Fans of the Museum of Jurassic Technology will enjoy artist Scott Serrano’s lovingly meticulous, faux period installation in a show called “Hudson Valley 2011: Exercises in Unnecessary Beauty” at the Samuel Dorsky Museum (SUNY New Paltz).
In “Picturesque Flora: Wallaceana,” the chronicle of a mock botanical expedition, Serrano imagines an island on which each plant mimics the tragic life of a modern or 19th century figure. That includes Olive Oatman, who inspired him after he read The Blue Tattoo: The Life of Olive Oatman. Serrano’s mythological Oatman cactus is surrounded by wildflowers named for her family members, most of whom were killed in the 1851 Oatman massacre. The desert bloom, Serrrano tells me, represents “a symbolic ghost awakening.”

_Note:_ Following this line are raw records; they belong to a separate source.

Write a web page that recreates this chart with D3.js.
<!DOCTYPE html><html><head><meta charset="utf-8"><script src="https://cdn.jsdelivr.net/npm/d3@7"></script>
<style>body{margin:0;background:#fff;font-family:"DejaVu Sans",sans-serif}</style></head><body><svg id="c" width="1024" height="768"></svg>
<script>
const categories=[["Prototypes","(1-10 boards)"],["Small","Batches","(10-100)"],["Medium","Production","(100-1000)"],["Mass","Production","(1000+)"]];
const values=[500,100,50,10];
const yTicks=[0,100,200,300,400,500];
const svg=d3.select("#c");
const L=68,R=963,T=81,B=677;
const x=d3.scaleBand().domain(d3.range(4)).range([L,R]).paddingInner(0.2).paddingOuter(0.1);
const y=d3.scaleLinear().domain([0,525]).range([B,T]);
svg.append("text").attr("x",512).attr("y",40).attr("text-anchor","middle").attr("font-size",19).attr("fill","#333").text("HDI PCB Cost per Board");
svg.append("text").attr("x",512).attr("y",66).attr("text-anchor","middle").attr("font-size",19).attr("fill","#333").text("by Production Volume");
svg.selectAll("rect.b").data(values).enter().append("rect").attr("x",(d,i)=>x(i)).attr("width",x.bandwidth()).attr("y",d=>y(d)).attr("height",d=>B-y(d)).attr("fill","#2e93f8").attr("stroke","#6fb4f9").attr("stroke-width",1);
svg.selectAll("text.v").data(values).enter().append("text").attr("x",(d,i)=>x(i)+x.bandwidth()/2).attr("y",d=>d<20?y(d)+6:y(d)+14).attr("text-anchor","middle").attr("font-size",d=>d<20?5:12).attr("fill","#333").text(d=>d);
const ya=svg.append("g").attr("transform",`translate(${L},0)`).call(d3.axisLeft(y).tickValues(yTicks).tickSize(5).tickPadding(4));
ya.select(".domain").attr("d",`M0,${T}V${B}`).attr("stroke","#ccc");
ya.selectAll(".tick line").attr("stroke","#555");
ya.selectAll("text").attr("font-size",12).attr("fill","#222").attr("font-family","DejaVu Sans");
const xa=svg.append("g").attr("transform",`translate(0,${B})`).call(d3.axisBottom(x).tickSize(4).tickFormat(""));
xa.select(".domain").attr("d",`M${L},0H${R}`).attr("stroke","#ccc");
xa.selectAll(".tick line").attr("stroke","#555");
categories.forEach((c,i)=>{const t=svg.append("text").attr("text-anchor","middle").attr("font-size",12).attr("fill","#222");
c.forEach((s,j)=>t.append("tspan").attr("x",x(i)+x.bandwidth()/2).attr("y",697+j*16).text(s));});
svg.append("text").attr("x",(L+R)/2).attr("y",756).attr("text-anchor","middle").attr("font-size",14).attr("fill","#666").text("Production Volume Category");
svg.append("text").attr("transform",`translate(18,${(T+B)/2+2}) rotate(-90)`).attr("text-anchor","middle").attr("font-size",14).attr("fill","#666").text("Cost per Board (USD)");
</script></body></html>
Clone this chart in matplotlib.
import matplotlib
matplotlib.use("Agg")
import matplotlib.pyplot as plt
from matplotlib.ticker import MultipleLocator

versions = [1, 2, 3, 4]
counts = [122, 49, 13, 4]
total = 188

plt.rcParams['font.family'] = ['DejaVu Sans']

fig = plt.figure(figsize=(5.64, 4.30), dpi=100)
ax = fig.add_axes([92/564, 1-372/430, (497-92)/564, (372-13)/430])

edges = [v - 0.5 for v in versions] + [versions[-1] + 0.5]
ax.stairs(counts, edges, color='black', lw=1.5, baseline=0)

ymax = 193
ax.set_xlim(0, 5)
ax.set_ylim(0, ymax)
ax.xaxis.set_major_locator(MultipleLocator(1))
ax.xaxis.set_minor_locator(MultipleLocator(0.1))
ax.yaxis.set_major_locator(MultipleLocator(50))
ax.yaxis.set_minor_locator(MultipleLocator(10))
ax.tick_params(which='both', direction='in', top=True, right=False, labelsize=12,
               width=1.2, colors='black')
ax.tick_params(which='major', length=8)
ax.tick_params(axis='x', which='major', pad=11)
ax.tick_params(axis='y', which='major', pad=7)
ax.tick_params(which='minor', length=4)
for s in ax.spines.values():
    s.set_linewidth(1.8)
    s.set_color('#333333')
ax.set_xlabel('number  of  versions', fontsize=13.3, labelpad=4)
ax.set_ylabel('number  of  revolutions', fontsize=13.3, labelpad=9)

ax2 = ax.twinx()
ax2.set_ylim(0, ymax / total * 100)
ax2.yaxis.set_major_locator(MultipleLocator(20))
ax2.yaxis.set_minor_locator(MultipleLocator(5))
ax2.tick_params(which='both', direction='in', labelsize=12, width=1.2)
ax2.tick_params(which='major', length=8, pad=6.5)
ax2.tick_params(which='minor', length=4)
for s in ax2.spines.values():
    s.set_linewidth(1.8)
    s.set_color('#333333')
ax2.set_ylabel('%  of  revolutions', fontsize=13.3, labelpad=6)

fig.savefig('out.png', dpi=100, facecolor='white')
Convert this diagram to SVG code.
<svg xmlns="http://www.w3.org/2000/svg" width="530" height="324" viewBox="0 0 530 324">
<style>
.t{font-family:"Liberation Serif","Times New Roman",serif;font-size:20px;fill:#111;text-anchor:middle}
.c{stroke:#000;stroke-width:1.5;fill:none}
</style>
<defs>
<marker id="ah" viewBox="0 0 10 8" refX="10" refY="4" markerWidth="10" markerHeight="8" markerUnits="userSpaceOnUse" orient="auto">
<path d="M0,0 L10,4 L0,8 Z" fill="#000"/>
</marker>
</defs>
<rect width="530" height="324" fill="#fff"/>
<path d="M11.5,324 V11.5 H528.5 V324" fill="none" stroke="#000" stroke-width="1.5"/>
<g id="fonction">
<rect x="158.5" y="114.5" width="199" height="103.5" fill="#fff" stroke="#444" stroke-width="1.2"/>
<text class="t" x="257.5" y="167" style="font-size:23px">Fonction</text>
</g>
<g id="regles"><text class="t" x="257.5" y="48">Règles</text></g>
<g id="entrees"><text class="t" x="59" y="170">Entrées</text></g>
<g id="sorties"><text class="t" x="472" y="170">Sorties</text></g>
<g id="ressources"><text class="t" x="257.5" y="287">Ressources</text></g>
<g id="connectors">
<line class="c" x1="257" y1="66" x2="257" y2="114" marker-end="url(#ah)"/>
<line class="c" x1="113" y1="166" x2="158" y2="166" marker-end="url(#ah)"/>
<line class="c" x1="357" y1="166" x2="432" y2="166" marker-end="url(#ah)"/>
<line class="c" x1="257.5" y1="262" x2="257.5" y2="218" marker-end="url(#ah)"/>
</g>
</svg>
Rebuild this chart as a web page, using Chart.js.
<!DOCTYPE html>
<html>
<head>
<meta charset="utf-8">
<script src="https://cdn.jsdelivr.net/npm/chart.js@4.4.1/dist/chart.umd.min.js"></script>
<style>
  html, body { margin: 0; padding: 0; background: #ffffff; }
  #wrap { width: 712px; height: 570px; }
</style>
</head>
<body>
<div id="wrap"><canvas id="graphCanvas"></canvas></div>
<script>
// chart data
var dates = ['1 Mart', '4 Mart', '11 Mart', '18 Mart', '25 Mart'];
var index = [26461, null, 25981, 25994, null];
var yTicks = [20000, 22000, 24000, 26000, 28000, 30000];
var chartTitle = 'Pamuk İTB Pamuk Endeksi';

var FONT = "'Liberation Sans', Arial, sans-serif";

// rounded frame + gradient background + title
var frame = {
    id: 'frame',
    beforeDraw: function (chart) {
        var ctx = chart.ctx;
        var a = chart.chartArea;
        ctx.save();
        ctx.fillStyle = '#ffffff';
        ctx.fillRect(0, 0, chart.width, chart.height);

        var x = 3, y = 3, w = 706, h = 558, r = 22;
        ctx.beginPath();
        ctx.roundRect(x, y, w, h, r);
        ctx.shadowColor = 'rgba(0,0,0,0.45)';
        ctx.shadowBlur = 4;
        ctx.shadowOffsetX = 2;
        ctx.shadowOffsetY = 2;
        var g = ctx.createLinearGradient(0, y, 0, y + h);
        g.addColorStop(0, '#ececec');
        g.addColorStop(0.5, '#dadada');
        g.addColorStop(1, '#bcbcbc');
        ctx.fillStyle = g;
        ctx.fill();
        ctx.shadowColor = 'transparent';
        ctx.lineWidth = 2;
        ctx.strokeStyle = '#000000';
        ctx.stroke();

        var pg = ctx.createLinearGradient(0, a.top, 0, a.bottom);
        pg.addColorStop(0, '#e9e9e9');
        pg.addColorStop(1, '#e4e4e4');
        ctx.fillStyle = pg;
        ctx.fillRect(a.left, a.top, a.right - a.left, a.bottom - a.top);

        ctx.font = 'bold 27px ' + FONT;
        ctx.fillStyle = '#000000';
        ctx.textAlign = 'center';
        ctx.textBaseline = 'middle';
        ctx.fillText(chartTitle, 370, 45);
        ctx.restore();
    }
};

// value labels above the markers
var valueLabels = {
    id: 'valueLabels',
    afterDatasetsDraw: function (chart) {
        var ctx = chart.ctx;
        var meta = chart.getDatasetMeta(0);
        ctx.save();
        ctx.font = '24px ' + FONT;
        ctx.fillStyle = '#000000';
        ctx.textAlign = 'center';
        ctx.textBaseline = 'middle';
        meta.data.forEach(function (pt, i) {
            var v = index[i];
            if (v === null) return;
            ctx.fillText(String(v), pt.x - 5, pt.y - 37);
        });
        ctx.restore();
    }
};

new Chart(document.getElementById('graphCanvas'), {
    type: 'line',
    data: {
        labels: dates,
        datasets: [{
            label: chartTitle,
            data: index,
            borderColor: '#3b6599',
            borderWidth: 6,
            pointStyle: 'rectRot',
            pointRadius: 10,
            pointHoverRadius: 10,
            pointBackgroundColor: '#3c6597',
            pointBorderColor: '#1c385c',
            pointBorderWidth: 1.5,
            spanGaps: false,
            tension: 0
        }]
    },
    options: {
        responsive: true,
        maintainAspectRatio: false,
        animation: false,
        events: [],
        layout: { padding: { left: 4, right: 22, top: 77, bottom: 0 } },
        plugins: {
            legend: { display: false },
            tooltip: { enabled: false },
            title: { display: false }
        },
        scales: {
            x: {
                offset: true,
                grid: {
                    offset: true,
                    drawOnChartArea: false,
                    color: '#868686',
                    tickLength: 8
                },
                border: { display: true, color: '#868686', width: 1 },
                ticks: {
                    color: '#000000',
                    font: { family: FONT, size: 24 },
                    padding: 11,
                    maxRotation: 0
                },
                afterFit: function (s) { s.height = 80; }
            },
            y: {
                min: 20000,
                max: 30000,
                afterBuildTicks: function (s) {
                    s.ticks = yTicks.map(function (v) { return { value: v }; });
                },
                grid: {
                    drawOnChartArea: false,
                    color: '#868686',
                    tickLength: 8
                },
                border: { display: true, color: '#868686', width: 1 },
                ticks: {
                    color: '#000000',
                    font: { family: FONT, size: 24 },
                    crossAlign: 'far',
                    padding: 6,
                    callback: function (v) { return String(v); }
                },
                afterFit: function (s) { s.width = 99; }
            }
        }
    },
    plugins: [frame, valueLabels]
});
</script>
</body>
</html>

The flower’s changing colors mark the phases of Olive’s life, shifting from white (she was raised in Illinois) to red (she was adopted by Mohave Indians) back to white (she was ransomed back by the U.S. government). And the lined petals echo her chin tattoo (which was in fact applied with cactus needles). Fittingly, the bloom retains a red center, denoting, as the placard reads, “the past history of the flower inscribed upon the very petals of the blossom.” It’s a touching, nuanced tribute to America’s only white Mohave.